The International Brotherhood of Electrical Workers (IBEW) Local 1245, which represents more than 12,000 frontline PG&E and utility workers, says 3,000 linesmen are currently working on tree trimming and vegetation clearance, up from an average of 1,200 workers, says Tom Dalzell, business manager for IBEW.  He expects the pace and rate of work to continue as the new normal for years.

“This is an hour or a time in history where utilities need engineers and field workers more than ever before and the type of financial leadership we have seen is now less important,” Dalzell says. “ ‘Let’s bring back the engineers’ is my mantra—financial people cannot figure out how to best sectionalize and segment lines or to harden systems.”

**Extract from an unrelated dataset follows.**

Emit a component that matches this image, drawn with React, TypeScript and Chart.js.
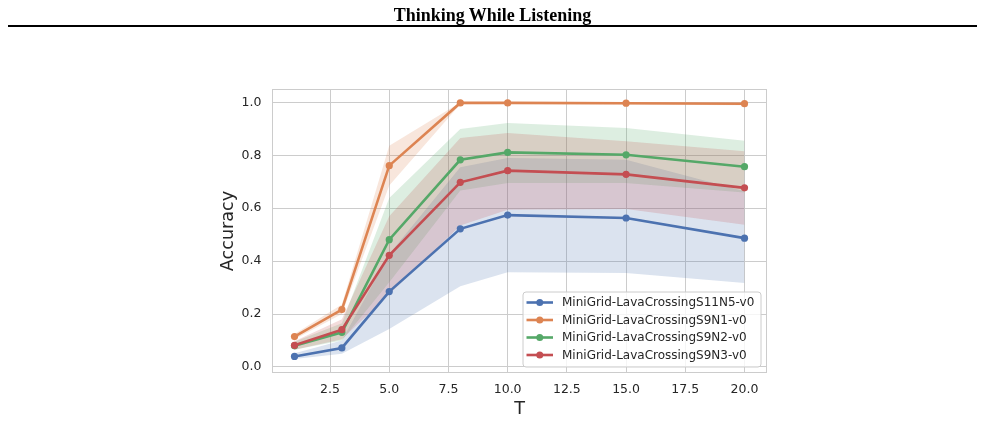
import React, { useEffect, useRef } from "react";
import { Chart, registerables } from "chart.js";

Chart.register(...registerables);

// ---- data ----
const T = [1, 3, 5, 8, 10, 15, 20];

const seriesNames = [
  "MiniGrid-LavaCrossingS11N5-v0",
  "MiniGrid-LavaCrossingS9N1-v0",
  "MiniGrid-LavaCrossingS9N2-v0",
  "MiniGrid-LavaCrossingS9N3-v0",
];

const s11n5Mean = [0.040, 0.072, 0.285, 0.522, 0.574, 0.563, 0.487];
const s11n5Lower = [0.030, 0.050, 0.144, 0.305, 0.358, 0.355, 0.317];
const s11n5Upper = [0.052, 0.100, 0.426, 0.755, 0.790, 0.783, 0.664];

const s9n1Mean = [0.115, 0.217, 0.761, 0.998, 0.998, 0.997, 0.995];
const s9n1Lower = [0.105, 0.200, 0.686, 0.993, 0.994, 0.992, 0.989];
const s9n1Upper = [0.125, 0.236, 0.836, 1.000, 1.000, 1.000, 1.000];

const s9n2Mean = [0.080, 0.131, 0.481, 0.783, 0.811, 0.802, 0.757];
const s9n2Lower = [0.065, 0.100, 0.320, 0.667, 0.695, 0.695, 0.659];
const s9n2Upper = [0.095, 0.165, 0.639, 0.899, 0.922, 0.903, 0.855];

const s9n3Mean = [0.082, 0.141, 0.422, 0.698, 0.742, 0.728, 0.677];
const s9n3Lower = [0.065, 0.105, 0.275, 0.535, 0.594, 0.597, 0.538];
const s9n3Upper = [0.097, 0.180, 0.570, 0.865, 0.884, 0.853, 0.815];

const xTicks = [2.5, 5.0, 7.5, 10.0, 12.5, 15.0, 17.5, 20.0];
const yTicks = [0.0, 0.2, 0.4, 0.6, 0.8, 1.0];

const colors = ["#4C72B0", "#DD8452", "#55A868", "#C44E52"];
const bandColors = [
  "rgba(76,114,176,0.2)",
  "rgba(221,132,82,0.2)",
  "rgba(85,168,104,0.2)",
  "rgba(196,78,82,0.2)",
];

const means = [s11n5Mean, s9n1Mean, s9n2Mean, s9n3Mean];
const lowers = [s11n5Lower, s9n1Lower, s9n2Lower, s9n3Lower];
const uppers = [s11n5Upper, s9n1Upper, s9n2Upper, s9n3Upper];

const TEXT = "#262626";
const GRID = "#cccccc";
const FONT = "'DejaVu Sans', sans-serif";

const pts = (arr: number[]) => T.map((t, i) => ({ x: t, y: arr[i] }));

function roundRect(ctx: CanvasRenderingContext2D, x: number, y: number, w: number, h: number, r: number) {
  ctx.beginPath();
  ctx.moveTo(x + r, y);
  ctx.arcTo(x + w, y, x + w, y + h, r);
  ctx.arcTo(x + w, y + h, x, y + h, r);
  ctx.arcTo(x, y + h, x, y, r);
  ctx.arcTo(x, y, x + w, y, r);
  ctx.closePath();
}

const decorPlugin = {
  id: "decor",
  beforeDatasetsDraw(chart: any) {
    const { ctx, chartArea: a } = chart;
    ctx.save();
    ctx.strokeStyle = GRID;
    ctx.lineWidth = 1;
    ctx.strokeRect(a.left + 0.5, a.top + 0.5, a.right - a.left - 1, a.bottom - a.top - 1);
    ctx.restore();
  },
  afterDraw(chart: any) {
    const { ctx, chartArea: a } = chart;
    ctx.save();
    // axis titles
    ctx.fillStyle = TEXT;
    ctx.font = `17.6px ${FONT}`;
    ctx.textAlign = "center";
    ctx.textBaseline = "alphabetic";
    ctx.fillText("T", (a.left + a.right) / 2, a.bottom + 41.3);
    ctx.save();
    ctx.translate(a.left - 39.5, (a.top + a.bottom) / 2);
    ctx.rotate(-Math.PI / 2);
    ctx.fillText("Accuracy", 0, 0);
    ctx.restore();

    // legend
    const boxW = 238;
    const boxH = 75;
    const bx = a.right - 6.5 - boxW;
    const by = a.bottom - 6.5 - boxH;
    roundRect(ctx, bx + 0.5, by + 0.5, boxW, boxH, 3);
    ctx.fillStyle = "rgba(255,255,255,0.8)";
    ctx.fill();
    ctx.strokeStyle = GRID;
    ctx.lineWidth = 1;
    ctx.stroke();
    ctx.font = `12px ${FONT}`;
    ctx.textAlign = "left";
    ctx.textBaseline = "middle";
    seriesNames.forEach((name, i) => {
      const yy = by + 11 + i * 17.5;
      ctx.strokeStyle = colors[i];
      ctx.lineWidth = 2.6;
      ctx.lineCap = "butt";
      ctx.beginPath();
      ctx.moveTo(bx + 4, yy);
      ctx.lineTo(bx + 30.5, yy);
      ctx.stroke();
      ctx.fillStyle = colors[i];
      ctx.beginPath();
      ctx.arc(bx + 17.25, yy, 3.5, 0, Math.PI * 2);
      ctx.fill();
      ctx.fillStyle = TEXT;
      ctx.fillText(name, bx + 39.5, yy + 0.5);
    });
    ctx.restore();
  },
};

export default function App() {
  const ref = useRef<HTMLCanvasElement>(null);

  useEffect(() => {
    if (!ref.current) return;
    const order = [3, 2, 1, 0];
    const lineSets = order.map((i) => ({
      label: seriesNames[i],
      data: pts(means[i]),
      borderColor: colors[i],
      backgroundColor: colors[i],
      borderWidth: 2.6,
      pointRadius: 3.6,
      pointBorderWidth: 0,
      pointBackgroundColor: colors[i],
      fill: false,
      tension: 0,
    }));
    const bandSets: any[] = [];
    order.forEach((i) => {
      bandSets.push({
        label: seriesNames[i] + " lower",
        data: pts(lowers[i]),
        borderColor: "rgba(0,0,0,0)",
        borderWidth: 1,
        pointRadius: 0,
        fill: false,
      });
      bandSets.push({
        label: seriesNames[i] + " upper",
        data: pts(uppers[i]),
        borderColor: "rgba(0,0,0,0)",
        borderWidth: 1,
        pointRadius: 0,
        backgroundColor: bandColors[i],
        fill: "-1",
      });
    });

    const tickFont = { family: FONT, size: 12.5 };
    const chart = new Chart(ref.current, {
      type: "line",
      data: { datasets: [...lineSets, ...bandSets] as any },
      options: {
        responsive: false,
        animation: false,
        events: [],
        layout: { padding: { left: 200, right: 218, top: 89, bottom: 0 } },
        plugins: {
          legend: { display: false },
          tooltip: { enabled: false },
          filler: { drawTime: "beforeDatasetsDraw" },
        } as any,
        scales: {
          x: {
            type: "linear",
            min: 0.05,
            max: 20.95,
            afterBuildTicks: (s: any) => {
              s.ticks = xTicks.map((v) => ({ value: v }));
            },
            afterFit: (s: any) => {
              s.height = 48;
            },
            grid: { color: GRID, lineWidth: 1, drawTicks: false },
            border: { display: false },
            ticks: {
              padding: 9.5,
              color: TEXT,
              font: tickFont,
              autoSkip: false,
              maxRotation: 0,
              callback: (v: any) => Number(v).toFixed(1),
            },
          },
          y: {
            type: "linear",
            min: -0.0227,
            max: 1.0506,
            afterBuildTicks: (s: any) => {
              s.ticks = yTicks.map((v) => ({ value: v }));
            },
            afterFit: (s: any) => {
              s.width = 72;
            },
            grid: { color: GRID, lineWidth: 1, drawTicks: false },
            border: { display: false },
            ticks: {
              padding: 10.5,
              color: TEXT,
              font: tickFont,
              autoSkip: false,
              callback: (v: any) => Number(v).toFixed(1),
            },
          },
        },
      },
      plugins: [decorPlugin],
    });
    return () => chart.destroy();
  }, []);

  return (
    <div>
      <div
        style={{
          position: "fixed",
          left: 0,
          top: 6,
          width: 985,
          textAlign: "center",
          fontFamily: "'Liberation Serif', 'Times New Roman', serif",
          fontWeight: "bold",
          fontSize: 18,
          lineHeight: "18px",
          color: "#000",
          zIndex: 2,
        }}
      >
        Thinking While Listening
      </div>
      <div
        style={{
          position: "fixed",
          left: 8,
          top: 25,
          width: 969,
          height: 2,
          background: "#000",
          zIndex: 2,
        }}
      />
      <canvas
        ref={ref}
        width={985}
        height={421}
        style={{ position: "fixed", left: 0, top: 0, width: 985, height: 421 }}
      />
    </div>
  );
}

Between Oct. 9 and Oct. 13, PG&E implemented its seventh and largest shutdown after the National Weather Service issued red-flag fire warnings due to dry conditions, hot weather and winds throughout the state. PG&E expects that PSPSs will be part of the utility’s fire-prevention strategy for the next 10 years, CEO Bill Johnson told the CPUC at an Oct. 18 emergency meeting.

But that timeline only fanned the flames of growing public and state outrage as PG&E warned more than 200,000 Northern California customers of a second possible shutdown in two weeks due to fire-watch warnings as offshore winds, low humidity and dry vegetation combined throughout the state.

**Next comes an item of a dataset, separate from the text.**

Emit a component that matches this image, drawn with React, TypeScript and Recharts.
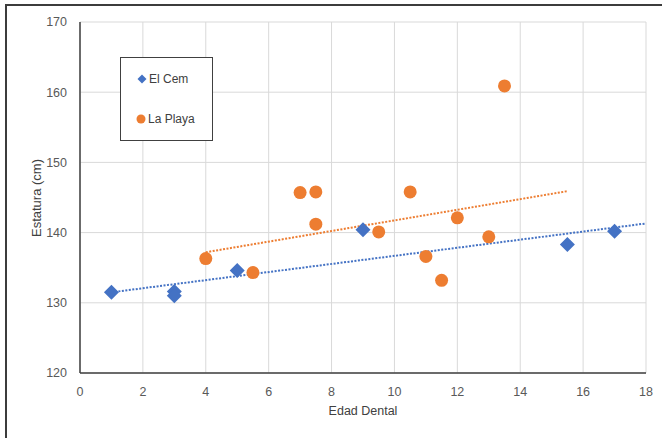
import { CartesianGrid, Scatter, ScatterChart, XAxis, YAxis } from "recharts";

const elCem = [
  { edad: 1, estatura: 131.5 },
  { edad: 3, estatura: 131.6 },
  { edad: 3, estatura: 131.0 },
  { edad: 5, estatura: 134.6 },
  { edad: 9, estatura: 140.4 },
  { edad: 15.5, estatura: 138.3 },
  { edad: 17, estatura: 140.2 },
];

const laPlaya = [
  { edad: 4, estatura: 136.3 },
  { edad: 5.5, estatura: 134.3 },
  { edad: 7, estatura: 145.7 },
  { edad: 7.5, estatura: 145.8 },
  { edad: 7.5, estatura: 141.2 },
  { edad: 9.5, estatura: 140.1 },
  { edad: 10.5, estatura: 145.8 },
  { edad: 11, estatura: 136.6 },
  { edad: 11.5, estatura: 133.2 },
  { edad: 12, estatura: 142.1 },
  { edad: 13, estatura: 139.4 },
  { edad: 13.5, estatura: 160.9 },
];

// trend line ends
const elCemTrend = [
  { edad: 1, estatura: 131.5 },
  { edad: 18, estatura: 141.3 },
];
const laPlayaTrend = [
  { edad: 4, estatura: 137.2 },
  { edad: 15.5, estatura: 145.9 },
];

const xTicks = [0, 2, 4, 6, 8, 10, 12, 14, 16, 18];
const yTicks = [120, 130, 140, 150, 160, 170];

const BLUE = "#4472C4";
const ORANGE = "#ED7D31";
const TEXT = "#595959";
const FONT = "'Liberation Sans', Arial, sans-serif";

const Diamond = (props: any) => {
  const { cx, cy } = props;
  const r = 7.5;
  return <polygon points={`${cx},${cy - r} ${cx + r},${cy} ${cx},${cy + r} ${cx - r},${cy}`} fill={BLUE} />;
};

const Dot = (props: any) => <circle cx={props.cx} cy={props.cy} r={6.5} fill={ORANGE} />;

const NoShape = () => null;

const LegendBox = () => (
  <div
    style={{
      position: "absolute",
      left: 120,
      top: 57,
      width: 91,
      height: 82,
      border: "1px solid #404040",
      background: "#fff",
      fontFamily: FONT,
      fontSize: 12,
      color: "#404040",
    }}
  >
    <div style={{ position: "absolute", left: 16, top: 14, display: "flex", alignItems: "center" }}>
      <svg width={10} height={10} style={{ marginRight: 2 }}>
        <polygon points="5,0.5 9.5,5 5,9.5 0.5,5" fill={BLUE} />
      </svg>
      El Cem
    </div>
    <div style={{ position: "absolute", left: 15, top: 54, display: "flex", alignItems: "center" }}>
      <svg width={10} height={10} style={{ marginRight: 2 }}>
        <circle cx={5} cy={5} r={4.5} fill={ORANGE} />
      </svg>
      La Playa
    </div>
  </div>
);

const YLabel = () => (
  <text
    x={36}
    y={198}
    transform="rotate(-90 36 198)"
    textAnchor="middle"
    dominantBaseline="central"
    fill="#404040"
    fontSize={13}
    fontFamily={FONT}
  >
    Estatura (cm)
  </text>
);

export default function App() {
  return (
    <div style={{ position: "absolute", left: 0, top: 0, width: 662, height: 438, overflow: "hidden", background: "#fff" }}>
      <div
        style={{
          position: "absolute",
          left: 5,
          top: 4,
          width: 700,
          height: 500,
          border: "2px solid #3c3c3c",
        }}
      />
      <div style={{ position: "absolute", left: 0, top: 0 }}>
        <ScatterChart width={662} height={438} margin={{ top: 22, right: 16, bottom: 35, left: 20 }}>
          <CartesianGrid stroke="#d9d9d9" strokeWidth={1} />
          <XAxis
            type="number"
            dataKey="edad"
            domain={[0, 18]}
            ticks={xTicks}
            height={30}
            tickLine={false}
            tickMargin={8}
            axisLine={{ stroke: "#404040", strokeWidth: 1.5 }}
            tick={{ fontSize: 12.5, fill: TEXT, fontFamily: FONT }}
            label={{ value: "Edad Dental", position: "bottom", offset: 3, fontSize: 12.5, fill: "#404040", fontFamily: FONT }}
          />
          <YAxis
            type="number"
            dataKey="estatura"
            domain={[120, 170]}
            ticks={yTicks}
            width={60}
            tickLine={false}
            tickMargin={7}
            axisLine={{ stroke: "#404040", strokeWidth: 1.5 }}
            tick={{ fontSize: 12.5, fill: TEXT, fontFamily: FONT }}
            label={{ content: YLabel }}
          />
          <Scatter
            name="El Cem trend"
            data={elCemTrend}
            line={{ stroke: BLUE, strokeWidth: 2, strokeDasharray: "2 1.5" }}
            shape={NoShape}
            legendType="none"
            isAnimationActive={false}
          />
          <Scatter
            name="La Playa trend"
            data={laPlayaTrend}
            line={{ stroke: ORANGE, strokeWidth: 2, strokeDasharray: "2 1.5" }}
            shape={NoShape}
            legendType="none"
            isAnimationActive={false}
          />
          <Scatter name="El Cem" data={elCem} shape={Diamond} isAnimationActive={false} />
          <Scatter name="La Playa" data={laPlaya} shape={Dot} isAnimationActive={false} />
        </ScatterChart>
      </div>
      <LegendBox />
    </div>
  );
}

“What I was intending to convey is that we have a 10-year period in front of us where we would limit [power outages] every year, make narrower in scope,” says Johnson, defending the time frame as “realistic” at an Oct. 21 press conference. “But at the same time as we are reducing our element of risk, the fire risk is increasing—this is not a static condition; it’s dynamic, and the risk gets higher every year and I just think it takes a period of time given the experience of weather in this state to get to that point.”

PG&E is not the only California utility struggling with fire-risk mitigation. The National Weather Service predicts above normal “significant wildfire potential” from California’s northern to its southern border for October and large similar swaths of the state through December. 

Southern California Edison’s annual mitigation plans for year-round fire risk allot for the hiring of thousands of contractors to enact construction standards and vegetation management. “What we are talking about is the number of dead and dying trees in our state, and it’s just a tinder box that is created,” says David Song, SCE public information officer. “That is a variable you can’t undersell; it’s truly an issue that we are tackling on a statewide level.”

SCE said that while that work has accelerated in volume and size in the past two years, the utility’s business practices have not changed significantly and interested vendors can still apply for contract work through SCE’s five-step process.

At the same time, Dalzell notes that safety remains a concern for member workers, who have been accosted on site by angry customers, and for the public at large.

“We are all talking about the inconvenience from the PSPSs, and not the deaths from no PSPS,” says Dalzell.

What PG&E, SCE and IBEW agree on is that future fire-mitigation risk in California will include microgrids. IBEW’s Dalzell points to Paradise, Calif., which is using the form to rebuild after last November 2018’s Camp Fire, which killed at least 85 people and destroyed nearly 19,000 buildings.

PG&E was faulted for sparking that fire and forced with its parent company PG&E Corp. to file for Chapter 11 earlier this year. Together, they provide electricity to 16 million people in northern and central California.